Nobody likes paying taxes, and only a few people fully understand all the nuances of the U.S. income tax system. As another tax season approaches, American taxpayers will have to deal with major new tax provisions under tax reform, and there'll be plenty of confusion about exactly what impact the changes will have on the size of tax bills and refunds.

Yet there's something that's been in the income tax system nearly since its beginning a century ago that many taxpayers still get confused about. It's common to refer to being in a particular tax bracket or paying a certain marginal tax rate, but many completely misunderstand the implications on your overall tax bill that these concepts have. Here's an attempt to explain in simple terms what tax brackets mean -- and why proposals that refer to changing tax brackets often don't have the effect that they might appear to have.

Mosaic of a percentage sign in gold.

Image source: Getty Images.

The basics of tax brackets

The U.S. income tax system is a progressive one, which means that low-income taxpayers pay lower rates of tax than high-income taxpayers. The way this is done is by charging certain tax rates for ranges of income, referred to as brackets. For instance, under current law, taxpayers pay 10% in income tax on a certain amount of income, and then above that, a higher 12% tax rate applies up to a second threshold. This continues upward through a total of seven brackets, eventually maxing out at 37%.

Tax brackets get their names from the tax rate that applies to that bracket. Therefore, low-income taxpayers typically are in the 10% or 12% brackets, while top-income earners are in the 37% bracket. Another way of saying the same thing is that if you're in the 12% bracket, then your marginal tax rate is 12%. This means that for the last dollar of income you earned, you paid a tax rate of 12%.

The confusing thing about brackets

The tricky part is that just because you're in a given tax bracket doesn't mean that all of your income gets taxed at that rate. That's a common misunderstanding, because people get afraid when their income approaches the top of a tax bracket. For instance, the biggest jump under current tax law happens between the 12% bracket and the 22% bracket. Some mistakenly believe that if you earn a single additional dollar that takes you up to the 22% bracket, it'll cost you an extra 10 percentage points in taxes on every penny of your income.
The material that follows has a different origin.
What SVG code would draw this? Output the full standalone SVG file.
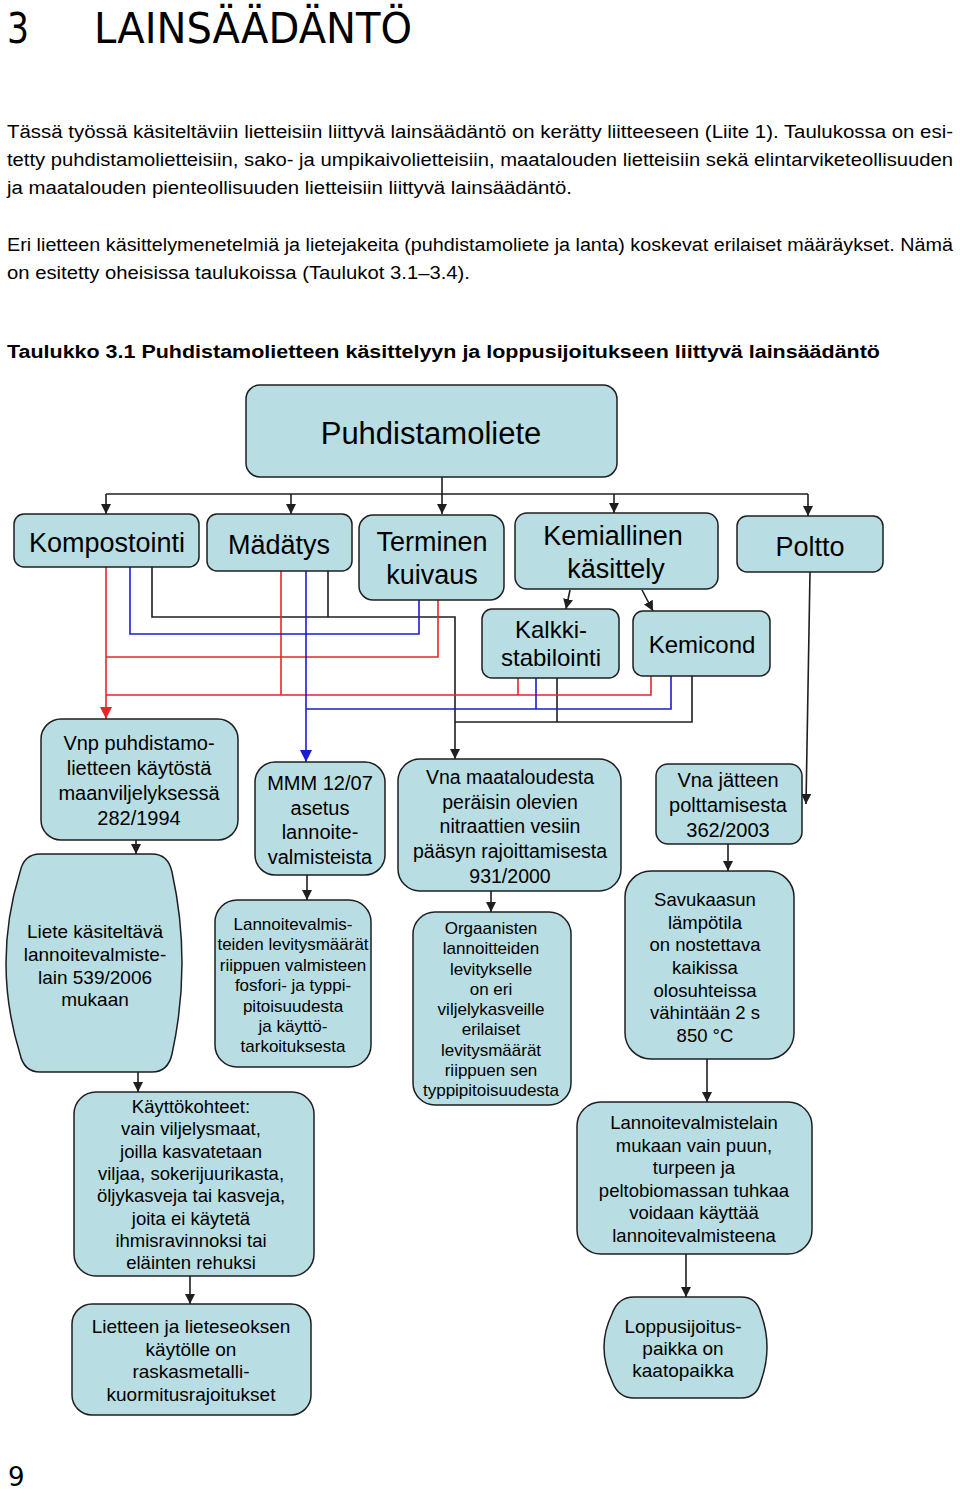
<svg xmlns="http://www.w3.org/2000/svg" width="960" height="1494" viewBox="0 0 960 1494">
<style>
.node{fill:#b8dde2;stroke:#1f1f1f;stroke-width:1.5}
.t{font-family:"Liberation Sans",Arial,sans-serif;fill:#000;text-anchor:middle}
.body{font-family:"Liberation Sans",Arial,sans-serif;font-size:18px;fill:#000}
.k{stroke:#1f1f1f;stroke-width:1.6;fill:none}
.r{stroke:#e8252b;stroke-width:1.6;fill:none}
.b{stroke:#1c1ccf;stroke-width:1.6;fill:none}
</style>
<defs>
<marker id="ak" viewBox="0 0 10 10" refX="10" refY="5" markerWidth="10" markerHeight="10" markerUnits="userSpaceOnUse" orient="auto"><path d="M0,0 L10,5 L0,10 z" fill="#1f1f1f"/></marker>
<marker id="ar" viewBox="0 0 10 10" refX="10" refY="5" markerWidth="12" markerHeight="12" markerUnits="userSpaceOnUse" orient="auto"><path d="M0,0 L10,5 L0,10 z" fill="#e8252b"/></marker>
<marker id="ab" viewBox="0 0 10 10" refX="10" refY="5" markerWidth="12" markerHeight="12" markerUnits="userSpaceOnUse" orient="auto"><path d="M0,0 L10,5 L0,10 z" fill="#1c1ccf"/></marker>
</defs>
<rect width="960" height="1494" fill="#fff"/>

<g id="page-text">
<text x="7" y="43" font-family="DejaVu Sans, Verdana, sans-serif" font-size="42" textLength="22" lengthAdjust="spacingAndGlyphs">3</text>
<text x="94" y="43" font-family="DejaVu Sans, Verdana, sans-serif" font-size="42" textLength="318" lengthAdjust="spacingAndGlyphs">LAINSÄÄDÄNTÖ</text>
<text class="body" x="7" y="138" textLength="946" lengthAdjust="spacingAndGlyphs">Tässä työssä käsiteltäviin lietteisiin liittyvä lainsäädäntö on kerätty liitteeseen (Liite 1). Taulukossa on esi-</text>
<text class="body" x="7" y="166" textLength="946" lengthAdjust="spacingAndGlyphs">tetty puhdistamolietteisiin, sako- ja umpikaivolietteisiin, maatalouden lietteisiin sekä elintarviketeollisuuden</text>
<text class="body" x="7" y="194" textLength="565" lengthAdjust="spacingAndGlyphs">ja maatalouden pienteollisuuden lietteisiin liittyvä lainsäädäntö.</text>
<text class="body" x="7" y="251" textLength="946" lengthAdjust="spacingAndGlyphs">Eri lietteen käsittelymenetelmiä ja lietejakeita (puhdistamoliete ja lanta) koskevat erilaiset määräykset. Nämä</text>
<text class="body" x="7" y="279" textLength="463" lengthAdjust="spacingAndGlyphs">on esitetty oheisissa taulukoissa (Taulukot 3.1–3.4).</text>
<text class="body" x="7" y="358" font-weight="bold" textLength="873" lengthAdjust="spacingAndGlyphs">Taulukko 3.1 Puhdistamolietteen käsittelyyn ja loppusijoitukseen liittyvä lainsäädäntö</text>
<text x="8" y="1486" font-family="DejaVu Sans, Verdana, sans-serif" font-size="26">9</text>
</g>

<g id="connectors">
<path class="k" d="M106,494 H808"/>
<path class="k" d="M442,477 V514" marker-end="url(#ak)"/>
<path class="k" d="M106,494 V514" marker-end="url(#ak)"/>
<path class="k" d="M291,494 V514" marker-end="url(#ak)"/>
<path class="k" d="M614,494 V513" marker-end="url(#ak)"/>
<path class="k" d="M808,494 V516" marker-end="url(#ak)"/>
<path class="k" d="M570,590 L566,609" marker-end="url(#ak)"/>
<path class="k" d="M642,590 L653,611" marker-end="url(#ak)"/>
<path class="k" d="M810,572 L806,804" marker-end="url(#ak)"/>
<path class="k" d="M152,567 V617 H455 V759" marker-end="url(#ak)"/>
<path class="k" d="M328,571 V617"/>
<path class="k" d="M557,678 V722"/>
<path class="k" d="M692,676 V722 H455"/>
<path class="r" d="M106,567 V719" marker-end="url(#ar)"/>
<path class="r" d="M438,600 V657 H106"/>
<path class="r" d="M281,571 V695"/>
<path class="r" d="M106,695 H651 V676"/>
<path class="r" d="M518,678 V695"/>
<path class="b" d="M130,567 V634 H419 V600"/>
<path class="b" d="M306,571 V762" marker-end="url(#ab)"/>
<path class="b" d="M306,709 H671 V676"/>
<path class="b" d="M536,678 V709"/>
<path class="k" d="M136,840 V854" marker-end="url(#ak)"/>
<path class="k" d="M138,1072 V1092" marker-end="url(#ak)"/>
<path class="k" d="M190,1276 V1304" marker-end="url(#ak)"/>
<path class="k" d="M307,875 V900" marker-end="url(#ak)"/>
<path class="k" d="M491,891 V912" marker-end="url(#ak)"/>
<path class="k" d="M728,844 V871" marker-end="url(#ak)"/>
<path class="k" d="M707,1059 V1102" marker-end="url(#ak)"/>
<path class="k" d="M686,1254 V1297" marker-end="url(#ak)"/>
</g>

<g id="puhdistamoliete">
<rect class="node" x="246" y="385" width="371" height="92" rx="14"/>
<text class="t" x="431" y="444" font-size="31">Puhdistamoliete</text>
</g>
<g id="kompostointi">
<rect class="node" x="14" y="514" width="185" height="53" rx="10"/>
<text class="t" x="107" y="552" font-size="27">Kompostointi</text>
</g>
<g id="madatys">
<rect class="node" x="207" y="514" width="145" height="57" rx="10"/>
<text class="t" x="279" y="554" font-size="27">Mädätys</text>
</g>
<g id="terminen">
<rect class="node" x="359" y="515" width="145" height="85" rx="14"/>
<text class="t" font-size="27"><tspan x="432" y="551">Terminen</tspan><tspan x="432" y="584">kuivaus</tspan></text>
</g>
<g id="kemiallinen">
<rect class="node" x="515" y="513" width="203" height="76" rx="12"/>
<text class="t" font-size="27"><tspan x="613" y="545">Kemiallinen</tspan><tspan x="616" y="578">käsittely</tspan></text>
</g>
<g id="poltto">
<rect class="node" x="737" y="516" width="146" height="56" rx="10"/>
<text class="t" x="810" y="556" font-size="27">Poltto</text>
</g>
<g id="kalkki">
<rect class="node" x="482" y="609" width="137" height="69" rx="10"/>
<text class="t" font-size="24"><tspan x="551" y="638">Kalkki-</tspan><tspan x="551" y="666">stabilointi</tspan></text>
</g>
<g id="kemicond">
<rect class="node" x="633" y="611" width="137" height="65" rx="10"/>
<text class="t" x="702" y="653" font-size="24">Kemicond</text>
</g>

<g id="vnp">
<rect class="node" x="41" y="719" width="197" height="121" rx="20"/>
<text class="t" font-size="20"><tspan x="139" y="750">Vnp puhdistamo-</tspan><tspan x="139" y="775">lietteen käytöstä</tspan><tspan x="139" y="800">maanviljelyksessä</tspan><tspan x="139" y="825">282/1994</tspan></text>
</g>
<g id="liete">
<path class="node" d="M40,854 H152 Q168,854 172,872 Q192,963 172,1054 Q168,1072 152,1072 H40 Q24,1072 20,1054 Q-8,963 20,872 Q24,854 40,854 Z"/>
<text class="t" font-size="19"><tspan x="95" y="938">Liete käsiteltävä</tspan><tspan x="95" y="961">lannoitevalmiste-</tspan><tspan x="95" y="984">lain 539/2006</tspan><tspan x="95" y="1006">mukaan</tspan></text>
</g>
<g id="kayttokohteet">
<rect class="node" x="74" y="1092" width="240" height="184" rx="22"/>
<text class="t" font-size="18.5"><tspan x="191" y="1113">Käyttökohteet:</tspan><tspan x="191" y="1135.3">vain viljelysmaat,</tspan><tspan x="191" y="1157.6">joilla kasvatetaan</tspan><tspan x="191" y="1179.9">viljaa, sokerijuurikasta,</tspan><tspan x="191" y="1202.2">öljykasveja tai kasveja,</tspan><tspan x="191" y="1224.5">joita ei käytetä</tspan><tspan x="191" y="1246.8">ihmisravinnoksi tai</tspan><tspan x="191" y="1269">eläinten rehuksi</tspan></text>
</g>
<g id="lietteen">
<rect class="node" x="72" y="1304" width="239" height="111" rx="20"/>
<text class="t" font-size="19"><tspan x="191" y="1333">Lietteen ja lieteseoksen</tspan><tspan x="191" y="1355.7">käytölle on</tspan><tspan x="191" y="1378.3">raskasmetalli-</tspan><tspan x="191" y="1401">kuormitusrajoitukset</tspan></text>
</g>
<g id="mmm">
<rect class="node" x="255" y="762" width="130" height="113" rx="20"/>
<text class="t" font-size="20"><tspan x="320" y="790">MMM 12/07</tspan><tspan x="320" y="815">asetus</tspan><tspan x="320" y="839">lannoite-</tspan><tspan x="320" y="864">valmisteista</tspan></text>
</g>
<g id="lannoitevalmis">
<rect class="node" x="215" y="900" width="156" height="167" rx="22"/>
<text class="t" font-size="17"><tspan x="293" y="930">Lannoitevalmis-</tspan><tspan x="293" y="950.4">teiden levitysmäärät</tspan><tspan x="293" y="970.8">riippuen valmisteen</tspan><tspan x="293" y="991.2">fosfori- ja typpi-</tspan><tspan x="293" y="1011.6">pitoisuudesta</tspan><tspan x="293" y="1032">ja käyttö-</tspan><tspan x="293" y="1052.4">tarkoituksesta</tspan></text>
</g>
<g id="vna-maatalous">
<rect class="node" x="398" y="759" width="223" height="132" rx="22"/>
<text class="t" font-size="19.5"><tspan x="510" y="784">Vna maataloudesta</tspan><tspan x="510" y="809">peräisin olevien</tspan><tspan x="510" y="833">nitraattien vesiin</tspan><tspan x="510" y="858">pääsyn rajoittamisesta</tspan><tspan x="510" y="883">931/2000</tspan></text>
</g>
<g id="orgaanisten">
<rect class="node" x="413" y="912" width="158" height="193" rx="22"/>
<text class="t" font-size="17"><tspan x="491" y="934">Orgaanisten</tspan><tspan x="491" y="954.25">lannoitteiden</tspan><tspan x="491" y="974.5">levitykselle</tspan><tspan x="491" y="994.75">on eri</tspan><tspan x="491" y="1015">viljelykasveille</tspan><tspan x="491" y="1035.25">erilaiset</tspan><tspan x="491" y="1055.5">levitysmäärät</tspan><tspan x="491" y="1075.75">riippuen sen</tspan><tspan x="491" y="1096">typpipitoisuudesta</tspan></text>
</g>
<g id="vna-jatteen">
<rect class="node" x="656" y="764" width="146" height="80" rx="12"/>
<text class="t" font-size="20"><tspan x="728" y="787">Vna jätteen</tspan><tspan x="728" y="812">polttamisesta</tspan><tspan x="728" y="837">362/2003</tspan></text>
</g>
<g id="savukaasun">
<rect class="node" x="625" y="871" width="169" height="188" rx="26"/>
<text class="t" font-size="18.5"><tspan x="705" y="906">Savukaasun</tspan><tspan x="705" y="928.7">lämpötila</tspan><tspan x="705" y="951.3">on nostettava</tspan><tspan x="705" y="974">kaikissa</tspan><tspan x="705" y="996.7">olosuhteissa</tspan><tspan x="705" y="1019.3">vähintään 2 s</tspan><tspan x="705" y="1042">850 °C</tspan></text>
</g>
<g id="lannoitevalmistelain">
<rect class="node" x="577" y="1102" width="235" height="152" rx="24"/>
<text class="t" font-size="18.5"><tspan x="694" y="1129">Lannoitevalmistelain</tspan><tspan x="694" y="1151.6">mukaan vain puun,</tspan><tspan x="694" y="1174.2">turpeen ja</tspan><tspan x="694" y="1196.8">peltobiomassan tuhkaa</tspan><tspan x="694" y="1219.4">voidaan käyttää</tspan><tspan x="694" y="1242">lannoitevalmisteena</tspan></text>
</g>
<g id="loppusijoitus">
<path class="node" d="M634,1297 H741 Q757,1297 761,1314 Q773,1347 761,1381 Q757,1398 741,1398 H634 Q618,1398 612,1381 Q596,1347 612,1314 Q618,1297 634,1297 Z"/>
<text class="t" font-size="19"><tspan x="683" y="1333">Loppusijoitus-</tspan><tspan x="683" y="1355">paikka on</tspan><tspan x="683" y="1377">kaatopaikka</tspan></text>
</g>
</svg>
However, that's not the way tax brackets work. The reason it's called a marginal tax rate is that the rate applies only on the margin -- that is, to the top dollar of earnings you make. All of the lower tax brackets along the way remain in effect, and you'll still benefit from the lower taxes on that income.

An example of how tax brackets work

To see how this works, let's look at a typical single taxpayer in 2018. Say that you had taxable income of $38,000 last year. When you look at the 2018 tax brackets, you'll see that with that income, you'd be in the 12% tax bracket. Your total tax would amount to $4,369.50.

Now consider what happens if what many people fear actually happens: a person gets some extra income that pushes them into a higher tax bracket. Taking the above example, assume you got a $2,000 year-end bonus. That would bring the total taxable income to $40,000, putting you in the 22% bracket.

Some fear that this leads to an automatic $4,000 bump in taxes, because the 22% bracket is 10 percentage points higher than the 12% bracket. But when you run the numbers, you'll find that the total taxes due come in at $4,739.50 -- just $370 more than the previous example.

Why the difference? The reason is that only a tiny portion of your overall income got taxed at the 22% marginal rate -- specifically the $1,300 that you earned above the $38,700 top level of the 12% bracket. The rest continued to enjoy the lower 10% and 12% tax rates.

Taxes don't have to be hard to understand

Misunderstandings like these can lead to major controversy. The recent proposal from Rep. Alexandria Ocasio-Cortez (D-N.Y.) is a great example, as many mistook the proposal to add a 70% tax bracket for income levels above $10 million as having an impact on taxpayers of all income levels.

The most important lesson you can learn about tax brackets is that the threat of a higher tax rate shouldn't keep you from earning additional income. By working through the math involved, you can figure out exactly how much extra tax you'll pay, and that'll show you that tax brackets are a lot less sinister than they seem to be at first glance.